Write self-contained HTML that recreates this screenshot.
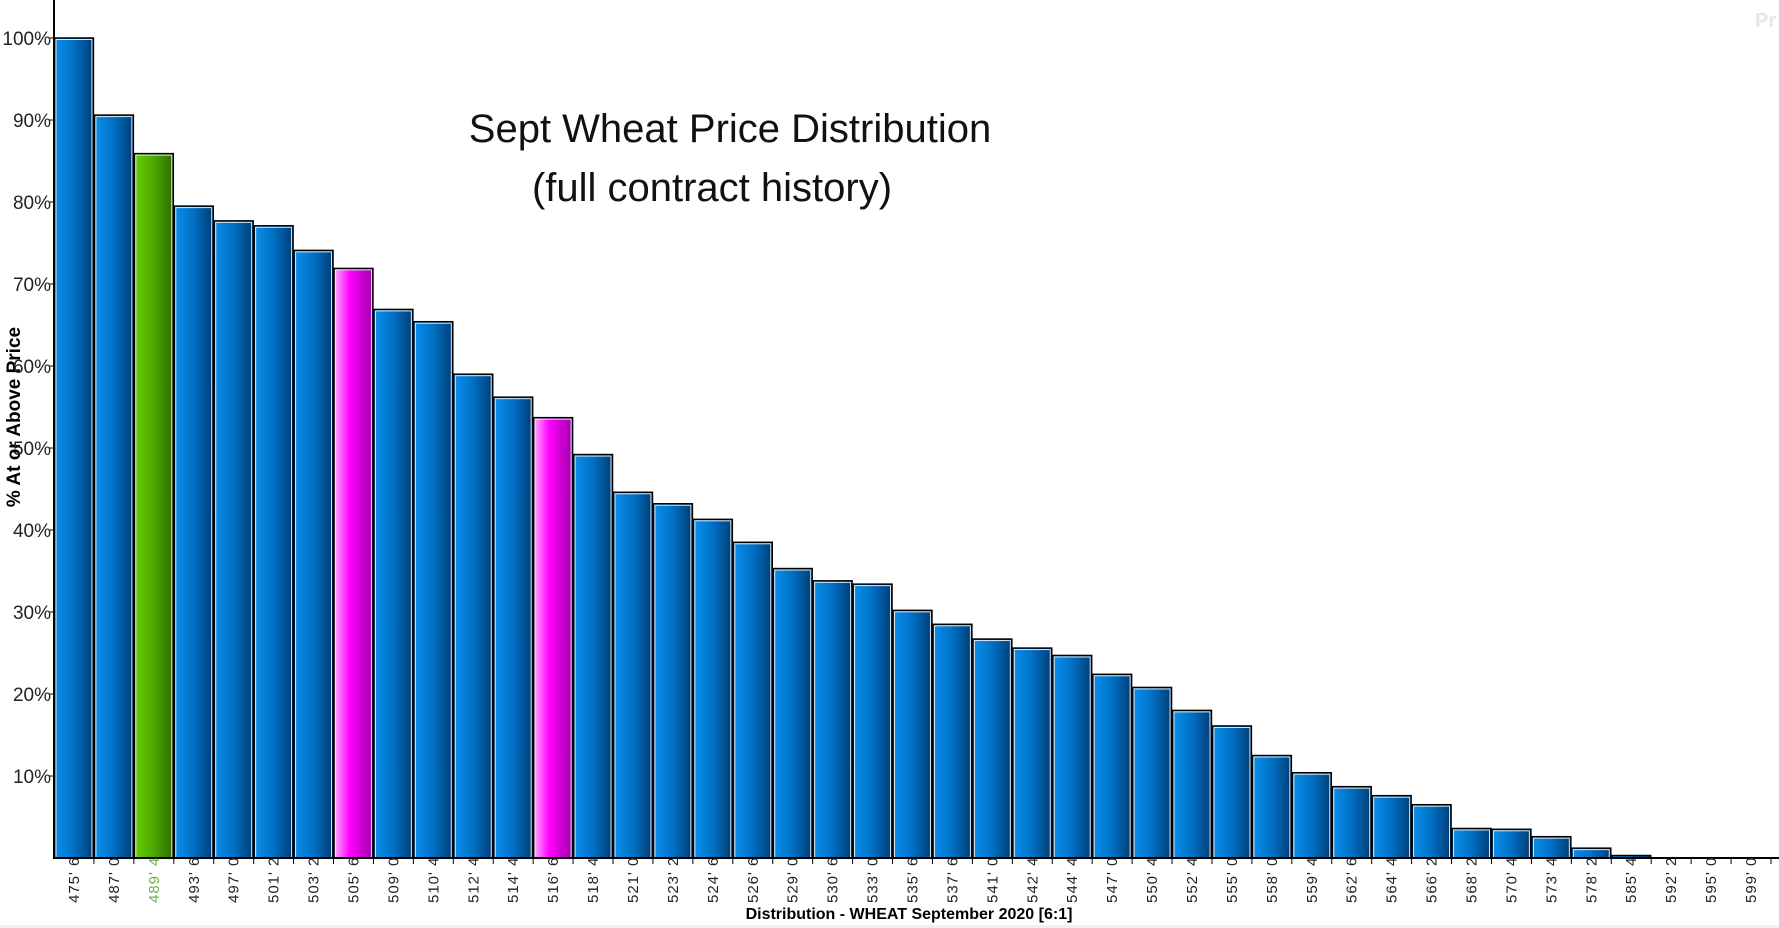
<!DOCTYPE html>
<html><head><meta charset="utf-8"><style>
html,body{margin:0;padding:0;background:#fff;width:1779px;height:928px;overflow:hidden}
svg{display:block;font-family:"Liberation Sans",sans-serif}
</style></head><body>
<svg id="chart" width="1779" height="928" viewBox="0 0 1779 928" xmlns="http://www.w3.org/2000/svg">
<defs>
<linearGradient id="gBlue" x1="0" x2="1" y1="0" y2="0"><stop offset="0" stop-color="#0a90ee"/><stop offset="0.5" stop-color="#0070c4"/><stop offset="1" stop-color="#003c74"/></linearGradient>
<linearGradient id="gGreen" x1="0" x2="1" y1="0" y2="0"><stop offset="0" stop-color="#66d000"/><stop offset="0.5" stop-color="#4ca800"/><stop offset="1" stop-color="#2d6a00"/></linearGradient>
<linearGradient id="gPink" x1="0" x2="1" y1="0" y2="0"><stop offset="0" stop-color="#ffb0ff"/><stop offset="0.4" stop-color="#ff00ff"/><stop offset="1" stop-color="#a000a8"/></linearGradient>
</defs>
<rect x="0" y="925" width="1779" height="3" fill="#f0f0f0"/>
<text x="1755" y="27" font-size="20" font-weight="bold" fill="#e6e6e6">Pr</text>
<text x="730" y="142" font-size="40" text-anchor="middle" fill="#111">Sept Wheat Price Distribution</text>
<text x="712" y="201" font-size="40" text-anchor="middle" fill="#111">(full contract history)</text>
<text transform="translate(20,417) rotate(-90)" font-size="19" font-weight="bold" text-anchor="middle" fill="#000">% At or Above Price</text>
<text x="909" y="919" font-size="16" font-weight="bold" text-anchor="middle" fill="#000">Distribution - WHEAT September 2020  [6:1]</text>
<g id="bars"></g>
<g id="axes"></g>
</svg>
<script>
const categories=["475' 6","487' 0","489' 4","493' 6","497' 0","501' 2","503' 2","505' 6","509' 0","510' 4","512' 4","514' 4","516' 6","518' 4","521' 0","523' 2","524' 6","526' 6","529' 0","530' 6","533' 0","535' 6","537' 6","541' 0","542' 4","544' 4","547' 0","550' 4","552' 4","555' 0","558' 0","559' 4","562' 6","564' 4","566' 2","568' 2","570' 4","573' 4","578' 2","585' 4","592' 2","595' 0","599' 0"];
const values=[100,90.6,85.9,79.5,77.7,77.1,74.1,71.9,66.9,65.4,59.0,56.2,53.7,49.2,44.6,43.2,41.3,38.5,35.3,33.8,33.4,30.2,28.5,26.7,25.6,24.7,22.4,20.8,18.0,16.1,12.5,10.4,8.7,7.6,6.5,3.6,3.5,2.6,1.2,0.3,0,0,0];
const highlights=["","","green","","","","","pink","","","","","pink","","","","","","","","","","","","","","","","","","","","","","","","","","","","","",""];
const yTicks=[10,20,30,40,50,60,70,80,90,100];
const NS="http://www.w3.org/2000/svg";
const X0=54,SLOT=39.93,Y0=858,Y100=38;
function xs(i){return X0+i*SLOT;}
function ys(v){return Y0-(v/100)*(Y0-Y100);}
const bars=document.getElementById('bars'),axes=document.getElementById('axes');
function mk(tag,attrs,parent){const e=document.createElementNS(NS,tag);for(const k in attrs)e.setAttribute(k,attrs[k]);parent.appendChild(e);return e;}
values.forEach((v,i)=>{
  const x=xs(i),y=ys(v),h=Y0-y;
  if(v<=0)return;
  const fill=highlights[i]==='green'?'url(#gGreen)':highlights[i]==='pink'?'url(#gPink)':'url(#gBlue)';
  const r=mk('rect',{x:x+0.5,y:y,width:SLOT-1,height:h,fill:fill,stroke:'#000','stroke-width':1.5},bars);
  
  
  if(h>3){const hl=mk('rect',{x:x+2,y:y+1.5,width:SLOT-4,height:h-2,fill:'none',stroke:'#d8e8f4','stroke-width':1},bars);
  
  }
});
const ya=mk('line',{x1:X0,y1:0,x2:X0,y2:Y0+1,stroke:'#000','stroke-width':2},axes);


const xa=mk('line',{x1:X0,y1:Y0,x2:1779,y2:Y0,stroke:'#000','stroke-width':2},axes);


yTicks.forEach(t=>{
  const y=ys(t);
  const tk=mk('line',{x1:X0-4,y1:y,x2:X0,y2:y,stroke:'#000','stroke-width':1},axes);
  
  
  const lb=mk('text',{x:X0-3,y:y+7,'font-size':19,'text-anchor':'end',fill:'#222'},axes);
  lb.textContent=t+'%';
  
  
});
categories.forEach((c,i)=>{
  const xt=xs(i+1);
  const tk=mk('line',{x1:xt,y1:Y0,x2:xt,y2:Y0+6,stroke:'#000','stroke-width':1},axes);
  
  
  const cx=xs(i)+SLOT/2+5;
  const lb=mk('text',{transform:'translate('+cx+',903) rotate(-90)','font-size':15,'letter-spacing':'1',fill:highlights[i]==='green'?'#6ab04c':'#222'},axes);
  lb.textContent=c;
  
  
});
</script>
</body></html>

* * *

> WRITTEN REQUEST
Omit every picture while copying the listing above exactly.

> ANSWER IN FULL
Write self-contained HTML that recreates this screenshot.
<!DOCTYPE html>
<html><head><meta charset="utf-8"><style>
html,body{margin:0;padding:0;background:#fff;width:1779px;height:928px;overflow:hidden}
svg{display:block;font-family:"Liberation Sans",sans-serif}
</style></head><body>
<svg id="chart" width="1779" height="928" viewBox="0 0 1779 928" xmlns="http://www.w3.org/2000/svg">
<defs>
<linearGradient id="gBlue" x1="0" x2="1" y1="0" y2="0"><stop offset="0" stop-color="#0a90ee"/><stop offset="0.5" stop-color="#0070c4"/><stop offset="1" stop-color="#003c74"/></linearGradient>
<linearGradient id="gGreen" x1="0" x2="1" y1="0" y2="0"><stop offset="0" stop-color="#66d000"/><stop offset="0.5" stop-color="#4ca800"/><stop offset="1" stop-color="#2d6a00"/></linearGradient>
<linearGradient id="gPink" x1="0" x2="1" y1="0" y2="0"><stop offset="0" stop-color="#ffb0ff"/><stop offset="0.4" stop-color="#ff00ff"/><stop offset="1" stop-color="#a000a8"/></linearGradient>
</defs>
<rect x="0" y="925" width="1779" height="3" fill="#f0f0f0"/>
<text x="1755" y="27" font-size="20" font-weight="bold" fill="#e6e6e6">Pr</text>
<text x="730" y="142" font-size="40" text-anchor="middle" fill="#111">Sept Wheat Price Distribution</text>
<text x="712" y="201" font-size="40" text-anchor="middle" fill="#111">(full contract history)</text>
<text transform="translate(20,417) rotate(-90)" font-size="19" font-weight="bold" text-anchor="middle" fill="#000">% At or Above Price</text>
<text x="909" y="919" font-size="16" font-weight="bold" text-anchor="middle" fill="#000">Distribution - WHEAT September 2020  [6:1]</text>
<g id="bars"></g>
<g id="axes"></g>
</svg>
<script>
const categories=["475' 6","487' 0","489' 4","493' 6","497' 0","501' 2","503' 2","505' 6","509' 0","510' 4","512' 4","514' 4","516' 6","518' 4","521' 0","523' 2","524' 6","526' 6","529' 0","530' 6","533' 0","535' 6","537' 6","541' 0","542' 4","544' 4","547' 0","550' 4","552' 4","555' 0","558' 0","559' 4","562' 6","564' 4","566' 2","568' 2","570' 4","573' 4","578' 2","585' 4","592' 2","595' 0","599' 0"];
const values=[100,90.6,85.9,79.5,77.7,77.1,74.1,71.9,66.9,65.4,59.0,56.2,53.7,49.2,44.6,43.2,41.3,38.5,35.3,33.8,33.4,30.2,28.5,26.7,25.6,24.7,22.4,20.8,18.0,16.1,12.5,10.4,8.7,7.6,6.5,3.6,3.5,2.6,1.2,0.3,0,0,0];
const highlights=["","","green","","","","","pink","","","","","pink","","","","","","","","","","","","","","","","","","","","","","","","","","","","","",""];
const yTicks=[10,20,30,40,50,60,70,80,90,100];
const NS="http://www.w3.org/2000/svg";
const X0=54,SLOT=39.93,Y0=858,Y100=38;
function xs(i){return X0+i*SLOT;}
function ys(v){return Y0-(v/100)*(Y0-Y100);}
const bars=document.getElementById('bars'),axes=document.getElementById('axes');
function mk(tag,attrs,parent){const e=document.createElementNS(NS,tag);for(const k in attrs)e.setAttribute(k,attrs[k]);parent.appendChild(e);return e;}
values.forEach((v,i)=>{
  const x=xs(i),y=ys(v),h=Y0-y;
  if(v<=0)return;
  const fill=highlights[i]==='green'?'url(#gGreen)':highlights[i]==='pink'?'url(#gPink)':'url(#gBlue)';
  const r=mk('rect',{x:x+0.5,y:y,width:SLOT-1,height:h,fill:fill,stroke:'#000','stroke-width':1.5},bars);
  
  
  if(h>3){const hl=mk('rect',{x:x+2,y:y+1.5,width:SLOT-4,height:h-2,fill:'none',stroke:'#d8e8f4','stroke-width':1},bars);
  
  }
});
const ya=mk('line',{x1:X0,y1:0,x2:X0,y2:Y0+1,stroke:'#000','stroke-width':2},axes);


const xa=mk('line',{x1:X0,y1:Y0,x2:1779,y2:Y0,stroke:'#000','stroke-width':2},axes);


yTicks.forEach(t=>{
  const y=ys(t);
  const tk=mk('line',{x1:X0-4,y1:y,x2:X0,y2:y,stroke:'#000','stroke-width':1},axes);
  
  
  const lb=mk('text',{x:X0-3,y:y+7,'font-size':19,'text-anchor':'end',fill:'#222'},axes);
  lb.textContent=t+'%';
  
  
});
categories.forEach((c,i)=>{
  const xt=xs(i+1);
  const tk=mk('line',{x1:xt,y1:Y0,x2:xt,y2:Y0+6,stroke:'#000','stroke-width':1},axes);
  
  
  const cx=xs(i)+SLOT/2+5;
  const lb=mk('text',{transform:'translate('+cx+',903) rotate(-90)','font-size':15,'letter-spacing':'1',fill:highlights[i]==='green'?'#6ab04c':'#222'},axes);
  lb.textContent=c;
  
  
});
</script>
</body></html>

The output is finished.